Regulating for Innovation

Protego >  Articles >  Regulating for Innovation

Insights from the Finnish Presidency of the Council of the European Union

The European Union (EU) is seriously considering the impact that developing or updating policy has on research and innovation. In May 2016, the Council supported the innovation perspective in the regulatory process following a policy debate on how to tweak the better regulation strategy of the European Union in order to strengthen competitiveness. The same idea of using regulatory policy to support innovation, competitiveness and growth appeared in a 2016 staff working paper of the European Commission. The Commission Industrial Policy Strategy refers more precisely to the Innovation Principle (IP), thus upgrading the ‘perspective’ on innovation to a principle, that is, a foundation of regulatory and policy choice. The same Innovation Principle can also be found in the law establishing European Horizon.

Granted that there are no objections to innovation as important means to the ends of competitiveness and growth, the political question is whether the EU is now poised for embracing the Innovation Principle as foundation of regulatory and policy choice. In a few words: innovation can be a policy perspective of ‘frame of reference’ for policies, a binding or non-binding principle. Where does the new Commission stand? And is this the same position adopted by the Council? What is the new agenda about it and does it re-define the relation between innovation and the Treaty-based precautionary principle?
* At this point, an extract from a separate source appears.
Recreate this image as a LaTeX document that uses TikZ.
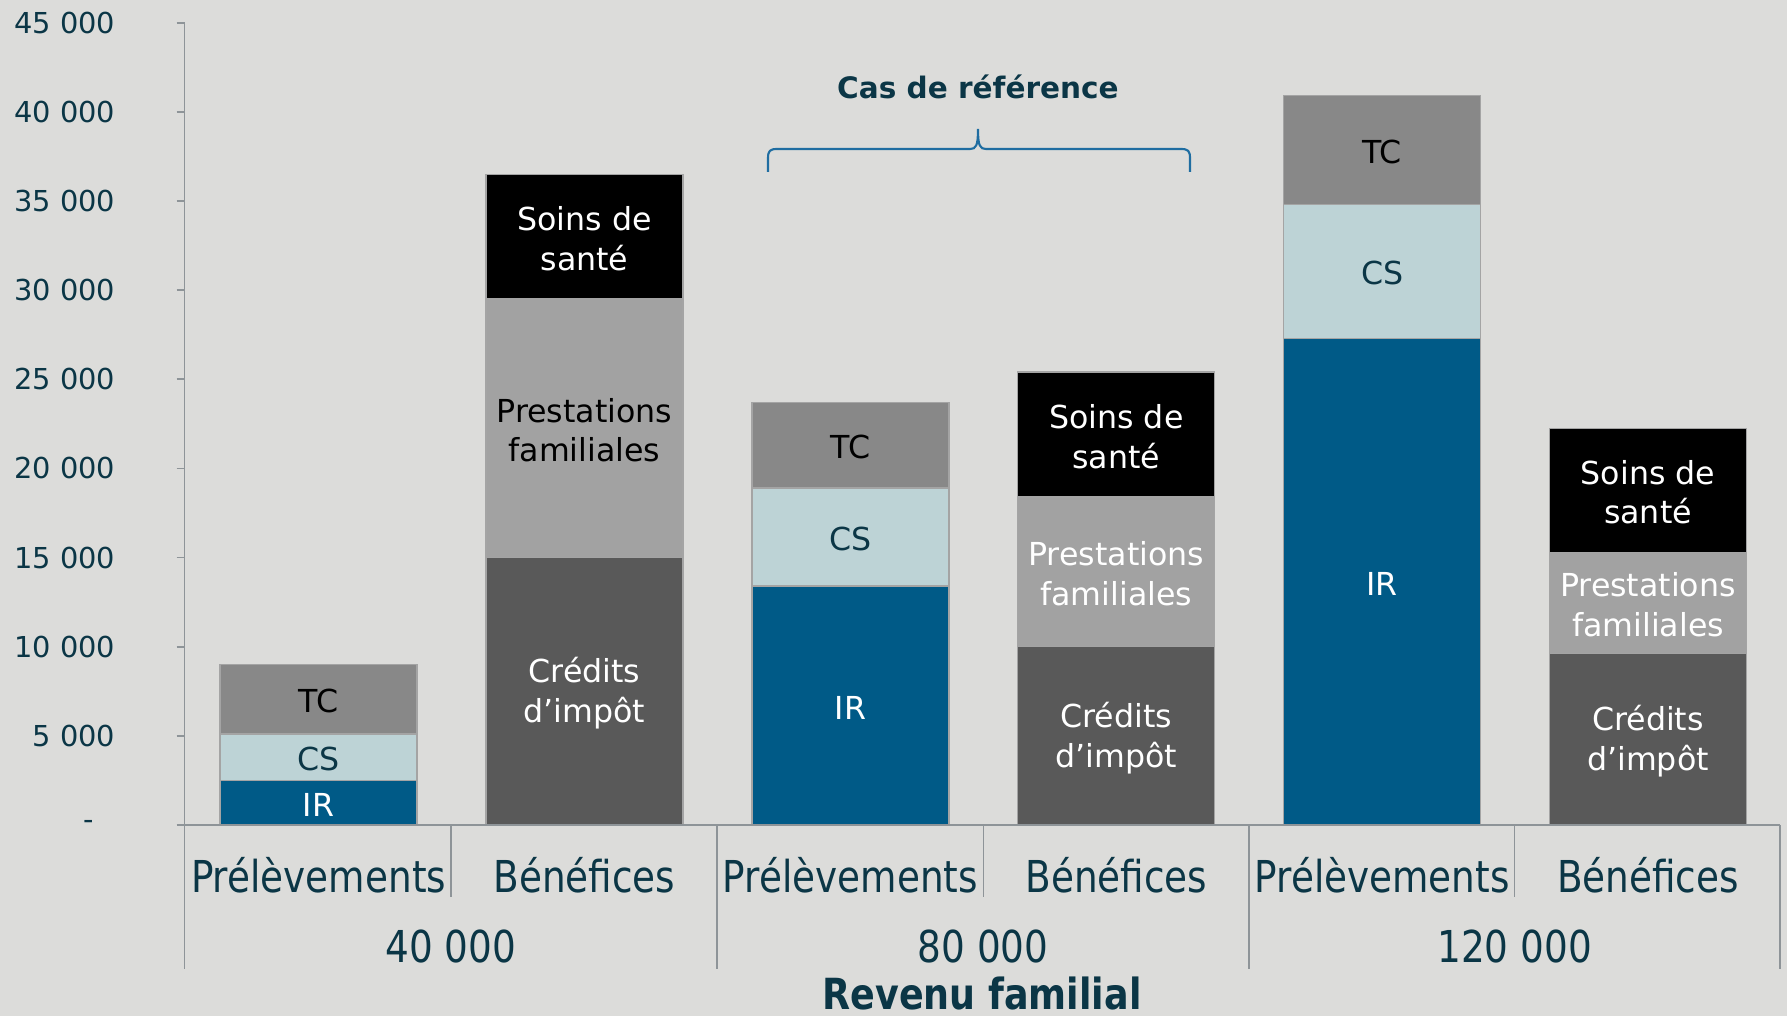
\documentclass[tikz,border=0pt]{standalone}
\usepackage{fontspec}
\setmainfont{DejaVu Sans}
\newfontfamily\condfont[FakeStretch=0.85]{DejaVu Sans}
\usepackage{tikz}

\definecolor{bgcol}{HTML}{DCDCDA}
\definecolor{axistext}{HTML}{0B3646}
\definecolor{axisgray}{HTML}{8E9498}
\definecolor{bracecol}{HTML}{1F6DA1}
\definecolor{segedge}{HTML}{A4A4A4}
\definecolor{ircol}{HTML}{005A87}
\definecolor{cscol}{HTML}{BDD3D6}
\definecolor{tccol}{HTML}{888888}
\definecolor{prestcol}{HTML}{A2A2A2}
\definecolor{credcol}{HTML}{595959}

\tikzset{
	segbox/.style={draw=segedge, line width=0.35pt},
	seglabel/.style={align=center, inner sep=0pt, font=\fontsize{9}{11.3}\selectfont},
	ticklabel/.style={anchor=east, inner sep=0pt, text=axistext, font=\fontsize{8.2}{10}\selectfont},
	catlabel/.style={inner sep=0pt, text=axistext, font=\condfont\fontsize{12.5}{15}\selectfont},
	axisline/.style={draw=axisgray, line width=0.5pt}
}

\begin{document}
\begin{tikzpicture}[x=0.01cm, y=-0.01cm]
	\fill[bgcol] (0,0) rectangle (1787,1016);
	\useasboundingbox (0,0) rectangle (1787,1016);

	% stacked bars (values in thousands): name/centre/from/to/fill/text colour/text
	\foreach \nm/\cx/\lo/\hi/\col/\tc/\txt in {
		pa/318.6/0/2.5/ircol/white/IR,
		pb/318.6/2.5/5.1/cscol/axistext/CS,
		pc/318.6/5.1/9.0/tccol/black/TC,
		ba/584.5/0/15.0/credcol/white/{Crédits\\d’impôt},
		bb/584.5/15.0/29.5/prestcol/black/{Prestations\\familiales},
		bc/584.5/29.5/36.5/black/white/{Soins de\\santé},
		qa/850.4/0/13.4/ircol/white/IR,
		qb/850.4/13.4/18.9/cscol/axistext/CS,
		qc/850.4/18.9/23.7/tccol/black/TC,
		ca/1116.3/0/10.0/credcol/white/{Crédits\\d’impôt},
		cb/1116.3/10.0/18.4/prestcol/white/{Prestations\\familiales},
		cc/1116.3/18.4/25.4/black/white/{Soins de\\santé},
		ra/1382.2/0/27.3/ircol/white/IR,
		rb/1382.2/27.3/34.8/cscol/axistext/CS,
		rc/1382.2/34.8/40.9/tccol/black/TC,
		da/1648/0/9.6/credcol/white/{Crédits\\d’impôt},
		db/1648/9.6/15.3/prestcol/white/{Prestations\\familiales},
		dc/1648/15.3/22.25/black/white/{Soins de\\santé}}{
		\filldraw[segbox, fill=\col] ({\cx-98.5},{825-17.83*\lo}) rectangle ({\cx+98.5},{825-17.83*\hi});
		\node[seglabel, text=\tc] (\nm) at (\cx,{827-8.915*\lo-8.915*\hi}) {\txt};
	}

	% value axis
	\draw[axisline] (184.6,22.6) -- (184.6,968.7);
	\foreach \v in {5,10,...,45}{
		\draw[axisline] (176.6,{825-17.83*\v}) -- (184.6,{825-17.83*\v});
		\node[ticklabel] (t\v) at (116,{825-17.83*\v}) {\v~000};
	}
	\node[ticklabel, anchor=center] (t0) at (89,825) {-};

	% category axis
	\draw[axisline] (176.6,825) -- (1780.2,825);
	\foreach \sx in {716.9,1249.1,1780.2}
		\draw[axisline] (\sx,825) -- (\sx,968.7);
	\foreach \sx in {451.3,983.5,1514.6}
		\draw[axisline] (\sx,825) -- (\sx,897);
	\foreach \cx/\nm/\txt in {318.6/pl1/Prélèvements, 584.5/bn1/Bénéfices, 850.4/pl2/Prélèvements,
		1116.3/bn2/Bénéfices, 1382.2/pl3/Prélèvements, 1648/bn3/Bénéfices}
		\node[catlabel] (\nm) at (\cx,875) {\txt};
	\node[catlabel] (g1) at (450.8,947) {40 000};
	\node[catlabel] (g2) at (983,947) {80 000};
	\node[catlabel] (g3) at (1514.6,947) {120 000};
	\node[catlabel, font=\condfont\bfseries\fontsize{12.2}{14}\selectfont] (xtitle) at (982,994) {Revenu familial};

	% reference case
	\node[inner sep=0pt, text=axistext, font=\bfseries\fontsize{8.4}{11}\selectfont] (ref) at (978,87) {Cas de référence};
	\draw[bracecol, line width=0.6pt] (768,172) -- (768,158) .. controls (768,151) and (770,149) .. (777,149)
		-- (970,149) .. controls (976,149) and (978,146) .. (978,129)
		.. controls (978,146) and (980,149) .. (986,149) -- (1181,149)
		.. controls (1188,149) and (1190,151) .. (1190,158) -- (1190,172);
\end{tikzpicture}
\end{document}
The idea of using regulatory policy to support innovation, competitiveness and growth appeared in a 2016 staff working paper of the European Commission

Some of these issues were addressed during the Innovation Principle Conference held in Helsinki on 3 December 2019 where a wide group of policy makers, experts, academics, innovators as well as NGOs and students gathered to discuss about innovation and regulation. The aim of the conference was to uncover the potential, and to some extent the problems, of the Innovation Principle and to assess how a regulatory framework could better address challenges such as new technologies and environmental goals.

One way the Commission seems to square the circle among Council’s pressures on these issues is, at the moment at least, to consider Innovation as a fundamental perspective endorsed by the Commission, it is not a legal principle (yet). It will not be used to counter precaution and to limit environmental and social protection, but quite the contrary: to the extent that the Commission supports Innovation, it does that exactly to achieve the goals of the Green Deal and sustainability in general. Where this is a temerarious proposition or fine political strategy only time will tell.

Innovation is a cornerstone in the regulatory vision of both the Council and the Commission and there seems to be no fracture between the different institutions of the EU. Beyond this shared vision, there are different interpretation and challenges. There are different types of innovation: social innovation can be social in the means and in the ends, or only in the means but not in the ends. Innovations have to be appraised one by one rather than being considered wholesale positive, yet we know that suppressing innovation via bad regulatory choice hinders prosperity and well-being.

The very meaning of regulating for innovation is a territory that the Commission has just started to explore, also because innovation and regulation have been assigned to different DGs and Commissioners in the past – and so are now. The Commission embraces innovation as a perspective for regulatory design, but there is no formal endorsement of the IP as foundation of regulatory choice, at least not yet. The RSB will endorse innovation as broad vision about the ultimate goals of regulation.

It is also possible to stress that regulatory offsetting’s like ‘one in, one out’ (OIOO) are a political commitment for the new Commission. The challenge is to turn it into methods and techniques, including oversight approaches, that are balanced with IP. Much will depend on the operationalization of OIOO by the Sec Gen and the RSB.

Lastly, it seems that the way forward to innovation and regulation is through simplification. Indeed, as mentioned simplification is crucial for regulatory design and innovation. The Commission and beyond Brussels all regulators are challenged by the fact that innovation needs simplification as well as critical thinking about when new rules and standards are really needed and to strike a balance of positive and negative effects of innovation.